- _Stated exercise_:
Make an exact copy of the data below, leaving out every picture.

········

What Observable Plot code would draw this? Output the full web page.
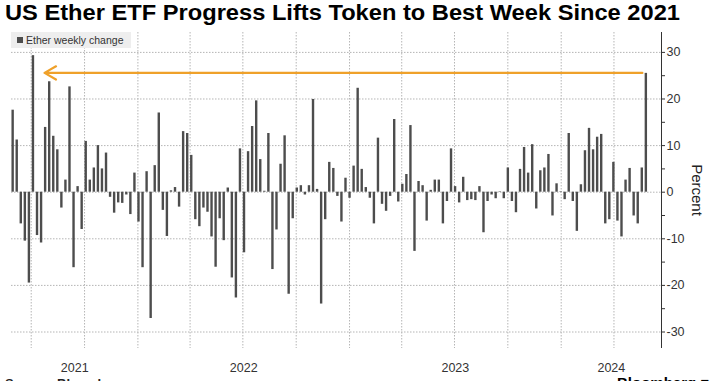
<!DOCTYPE html>
<html>
<head>
<meta charset="utf-8">
<script src="https://cdn.jsdelivr.net/npm/d3@7"></script>
<script src="https://cdn.jsdelivr.net/npm/@observablehq/plot@0.6"></script>
<style>
  html, body { margin: 0; padding: 0; background: #fff; }
  #wrap { position: relative; width: 714px; height: 381px; overflow: hidden; font-family: "Liberation Sans", Arial, sans-serif; }
  #title { position: absolute; left: 5px; top: 2px; font-weight: bold; font-size: 22px; line-height: 22px; white-space: nowrap; transform-origin: 0 0; color: #000; }
  #chart { position: absolute; left: 0; top: 0; }
  #legend { position: absolute; left: 11px; top: 32px; width: 120px; height: 16px; background: #eeeeee; }
  #legend .sw { position: absolute; left: 6px; top: 5px; width: 6px; height: 6px; background: #4d4d4d; }
  #legend .lb { position: absolute; left: 15px; top: 2px; font-size: 10.5px; line-height: 12px; color: #333; white-space: nowrap; }
  #ylabel { position: absolute; left: 697px; top: 190px; font-size: 15px; color: #222; white-space: nowrap; transform: translate(-50%, -50%) rotate(90deg); }
  #source { position: absolute; left: 5px; top: 376px; font-size: 13px; font-weight: bold; color: #222; white-space: nowrap; }
  #brand { position: absolute; left: 617px; top: 374px; font-size: 15px; font-weight: bold; color: #000; white-space: nowrap; }
</style>
</head>
<body>
<div id="wrap">
  <div id="chart"></div>
  <div id="title">US Ether ETF Progress Lifts Token to Best Week Since 2021</div>
  <div id="legend"><div class="sw"></div><div class="lb">Ether weekly change</div></div>
  <div id="ylabel">Percent</div>
  <div id="source">Source: Bloomberg</div>
  <div id="brand">Bloomberg &#9632;</div>
</div>
<script>
// ---- data ----
const firstWeek = "2021-05-30";           // date of first weekly bar
const weeklyChange = [
  17.6, 11.2, -6.8, -10.5, -19.5, 29.3, -9.3, -10.9, 13.9, 23.7, 12.0, 9.1, -3.4, 2.6, 22.6, -16.2, 1.2, -8.0, 10.9, 2.6, 5.2, 10.0, 5.0, 8.4, -1.1, -4.5,
  -2.3, -2.4, -0.6, -4.8, 4.1, -6.4, -16.2, 4.4, -27.1, 5.7, 17.0, -3.9, -9.5, 0.3, 1.0, -3.2, 13.0, 12.6, 7.9, -5.9, -7.4, -3.4, -4.3, -9.6, -16.1, -5.7, -10.4,
  0.9, -18.4, -22.7, 9.3, -13.0, 8.7, 14.1, 19.6, 7.0, 0.2, 12.6, -16.6, -8.1, 6.0, 12.1, -21.9, -5.7, 0.9, 1.4, -0.6, 1.4, 19.9, 0.6, -24.0, -5.9, 6.4, 5.1,
  -0.9, -6.4, 3.0, -1.3, 5.6, 22.3, 4.9, 1.0, -1.3, -6.8, 11.6, -2.6, -4.1, -0.9, 15.6, -2.1, 1.7, 3.8, 14.3, -12.7, 2.3, 1.4, -6.2, 0.4, 2.6, 2.6, -6.8,
  -2.0, 9.3, 1.2, -2.3, 3.2, -1.8, -1.6, -1.8, 1.2, -8.7, -2.0, -0.6, -1.4, 0.1, -1.4, 5.2, -2.0, -4.4, 4.9, 9.6, 4.1, 10.2, -3.6, 4.6, 5.2, 8.1, -5.1,
  1.8, 0.1, -1.6, 12.6, -2.0, -8.4, 1.6, 8.9, 13.7, 9.1, 11.8, 12.4, -6.8, -5.9, 6.4, -6.2, -9.6, 2.6, 5.1, -5.1, -6.8, 5.2, 25.5
];
const xDomain = ["2021-05-28", "2024-06-22"];
const yDomain = [-33.54, 34.27];
const yTicks = [-30, -25, -20, -15, -10, -5, 0, 5, 10, 15, 20, 25, 30];
const yGrid = [-30, -20, -10, 0, 10, 20, 30];
const quarterTicks = ["2021-07-01","2021-10-01","2022-01-01","2022-04-01","2022-07-01","2022-10-01",
                      "2023-01-01","2023-04-01","2023-07-01","2023-10-01","2024-01-01","2024-04-01"];
const years = [2021, 2022, 2023, 2024];
const arrowStart = "2024-05-20";
const arrowEnd = "2021-07-24";
const arrowLevel = 25.6;

// ---- build ----
const parse = s => new Date(s + "T00:00:00Z");
const d0 = parse(firstWeek);
const data = weeklyChange.map((v, i) => ({ date: d3.utcDay.offset(d0, 7 * i), value: v }));
const dom = xDomain.map(parse);
const yearMids = years.map(y => {
  const a = Math.max(+dom[0], +Date.UTC(y, 0, 1));
  const b = Math.min(+dom[1], +Date.UTC(y + 1, 0, 1));
  return new Date((a + b) / 2);
});

const chart = Plot.plot({
  width: 714,
  height: 381,
  marginTop: 32,
  marginBottom: 33,
  marginLeft: 11,
  marginRight: 53,
  style: { fontFamily: "'Liberation Sans', Arial, sans-serif", background: "transparent", color: "#333" },
  x: { type: "utc", domain: dom },
  y: { domain: yDomain },
  marks: [
    Plot.gridY(yGrid, { stroke: "#b5b5b5", strokeOpacity: 1, strokeDasharray: "1.5,1.5" }),
    Plot.gridX(quarterTicks.map(parse), { stroke: "#b5b5b5", strokeOpacity: 1, strokeDasharray: "1.5,1.5" }),
    Plot.ruleX(data, { x: "date", y1: 0, y2: "value", stroke: "#4d4d4d", strokeWidth: 2.4 }),
    Plot.arrow([{ x1: parse(arrowStart), x2: parse(arrowEnd), y: arrowLevel }], {
      x1: "x1", x2: "x2", y1: "y", y2: "y",
      stroke: "#efa12a", strokeWidth: 2.2, headLength: 9, headAngle: 60
    }),
    Plot.ruleX([dom[1]], { stroke: "#333", strokeWidth: 1 }),
    Plot.axisY(yTicks, {
      anchor: "right", tickSize: 3, tickPadding: 2, label: null, fontSize: 12.5,
      tickFormat: d => (d % 10 === 0 ? String(d) : ""), stroke: "#333"
    }),
    Plot.axisX(yearMids, {
      anchor: "bottom", tickSize: 0, tickPadding: 15, label: null, fontSize: 12.5,
      tickFormat: d => String(d.getUTCFullYear())
    })
  ]
});
document.getElementById("chart").appendChild(chart);

// fit title width to the reference span
const t = document.getElementById("title");
const w = t.getBoundingClientRect().width;
t.style.transform = `scaleX(${675 / w})`;
</script>
</body>
</html>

········

- _Completed exercise_:
What Observable Plot code would draw this? Output the full web page.
<!DOCTYPE html>
<html>
<head>
<meta charset="utf-8">
<script src="https://cdn.jsdelivr.net/npm/d3@7"></script>
<script src="https://cdn.jsdelivr.net/npm/@observablehq/plot@0.6"></script>
<style>
  html, body { margin: 0; padding: 0; background: #fff; }
  #wrap { position: relative; width: 714px; height: 381px; overflow: hidden; font-family: "Liberation Sans", Arial, sans-serif; }
  #title { position: absolute; left: 5px; top: 2px; font-weight: bold; font-size: 22px; line-height: 22px; white-space: nowrap; transform-origin: 0 0; color: #000; }
  #chart { position: absolute; left: 0; top: 0; }
  #legend { position: absolute; left: 11px; top: 32px; width: 120px; height: 16px; background: #eeeeee; }
  #legend .sw { position: absolute; left: 6px; top: 5px; width: 6px; height: 6px; background: #4d4d4d; }
  #legend .lb { position: absolute; left: 15px; top: 2px; font-size: 10.5px; line-height: 12px; color: #333; white-space: nowrap; }
  #ylabel { position: absolute; left: 697px; top: 190px; font-size: 15px; color: #222; white-space: nowrap; transform: translate(-50%, -50%) rotate(90deg); }
  #source { position: absolute; left: 5px; top: 376px; font-size: 13px; font-weight: bold; color: #222; white-space: nowrap; }
  #brand { position: absolute; left: 617px; top: 374px; font-size: 15px; font-weight: bold; color: #000; white-space: nowrap; }
</style>
</head>
<body>
<div id="wrap">
  <div id="chart"></div>
  <div id="title">US Ether ETF Progress Lifts Token to Best Week Since 2021</div>
  <div id="legend"><div class="sw"></div><div class="lb">Ether weekly change</div></div>
  <div id="ylabel">Percent</div>
  <div id="source">Source: Bloomberg</div>
  <div id="brand">Bloomberg &#9632;</div>
</div>
<script>
// ---- data ----
const firstWeek = "2021-05-30";           // date of first weekly bar
const weeklyChange = [
  17.6, 11.2, -6.8, -10.5, -19.5, 29.3, -9.3, -10.9, 13.9, 23.7, 12.0, 9.1, -3.4, 2.6, 22.6, -16.2, 1.2, -8.0, 10.9, 2.6, 5.2, 10.0, 5.0, 8.4, -1.1, -4.5,
  -2.3, -2.4, -0.6, -4.8, 4.1, -6.4, -16.2, 4.4, -27.1, 5.7, 17.0, -3.9, -9.5, 0.3, 1.0, -3.2, 13.0, 12.6, 7.9, -5.9, -7.4, -3.4, -4.3, -9.6, -16.1, -5.7, -10.4,
  0.9, -18.4, -22.7, 9.3, -13.0, 8.7, 14.1, 19.6, 7.0, 0.2, 12.6, -16.6, -8.1, 6.0, 12.1, -21.9, -5.7, 0.9, 1.4, -0.6, 1.4, 19.9, 0.6, -24.0, -5.9, 6.4, 5.1,
  -0.9, -6.4, 3.0, -1.3, 5.6, 22.3, 4.9, 1.0, -1.3, -6.8, 11.6, -2.6, -4.1, -0.9, 15.6, -2.1, 1.7, 3.8, 14.3, -12.7, 2.3, 1.4, -6.2, 0.4, 2.6, 2.6, -6.8,
  -2.0, 9.3, 1.2, -2.3, 3.2, -1.8, -1.6, -1.8, 1.2, -8.7, -2.0, -0.6, -1.4, 0.1, -1.4, 5.2, -2.0, -4.4, 4.9, 9.6, 4.1, 10.2, -3.6, 4.6, 5.2, 8.1, -5.1,
  1.8, 0.1, -1.6, 12.6, -2.0, -8.4, 1.6, 8.9, 13.7, 9.1, 11.8, 12.4, -6.8, -5.9, 6.4, -6.2, -9.6, 2.6, 5.1, -5.1, -6.8, 5.2, 25.5
];
const xDomain = ["2021-05-28", "2024-06-22"];
const yDomain = [-33.54, 34.27];
const yTicks = [-30, -25, -20, -15, -10, -5, 0, 5, 10, 15, 20, 25, 30];
const yGrid = [-30, -20, -10, 0, 10, 20, 30];
const quarterTicks = ["2021-07-01","2021-10-01","2022-01-01","2022-04-01","2022-07-01","2022-10-01",
                      "2023-01-01","2023-04-01","2023-07-01","2023-10-01","2024-01-01","2024-04-01"];
const years = [2021, 2022, 2023, 2024];
const arrowStart = "2024-05-20";
const arrowEnd = "2021-07-24";
const arrowLevel = 25.6;

// ---- build ----
const parse = s => new Date(s + "T00:00:00Z");
const d0 = parse(firstWeek);
const data = weeklyChange.map((v, i) => ({ date: d3.utcDay.offset(d0, 7 * i), value: v }));
const dom = xDomain.map(parse);
const yearMids = years.map(y => {
  const a = Math.max(+dom[0], +Date.UTC(y, 0, 1));
  const b = Math.min(+dom[1], +Date.UTC(y + 1, 0, 1));
  return new Date((a + b) / 2);
});

const chart = Plot.plot({
  width: 714,
  height: 381,
  marginTop: 32,
  marginBottom: 33,
  marginLeft: 11,
  marginRight: 53,
  style: { fontFamily: "'Liberation Sans', Arial, sans-serif", background: "transparent", color: "#333" },
  x: { type: "utc", domain: dom },
  y: { domain: yDomain },
  marks: [
    Plot.gridY(yGrid, { stroke: "#b5b5b5", strokeOpacity: 1, strokeDasharray: "1.5,1.5" }),
    Plot.gridX(quarterTicks.map(parse), { stroke: "#b5b5b5", strokeOpacity: 1, strokeDasharray: "1.5,1.5" }),
    Plot.ruleX(data, { x: "date", y1: 0, y2: "value", stroke: "#4d4d4d", strokeWidth: 2.4 }),
    Plot.arrow([{ x1: parse(arrowStart), x2: parse(arrowEnd), y: arrowLevel }], {
      x1: "x1", x2: "x2", y1: "y", y2: "y",
      stroke: "#efa12a", strokeWidth: 2.2, headLength: 9, headAngle: 60
    }),
    Plot.ruleX([dom[1]], { stroke: "#333", strokeWidth: 1 }),
    Plot.axisY(yTicks, {
      anchor: "right", tickSize: 3, tickPadding: 2, label: null, fontSize: 12.5,
      tickFormat: d => (d % 10 === 0 ? String(d) : ""), stroke: "#333"
    }),
    Plot.axisX(yearMids, {
      anchor: "bottom", tickSize: 0, tickPadding: 15, label: null, fontSize: 12.5,
      tickFormat: d => String(d.getUTCFullYear())
    })
  ]
});
document.getElementById("chart").appendChild(chart);

// fit title width to the reference span
const t = document.getElementById("title");
const w = t.getBoundingClientRect().width;
t.style.transform = `scaleX(${675 / w})`;
</script>
</body>
</html>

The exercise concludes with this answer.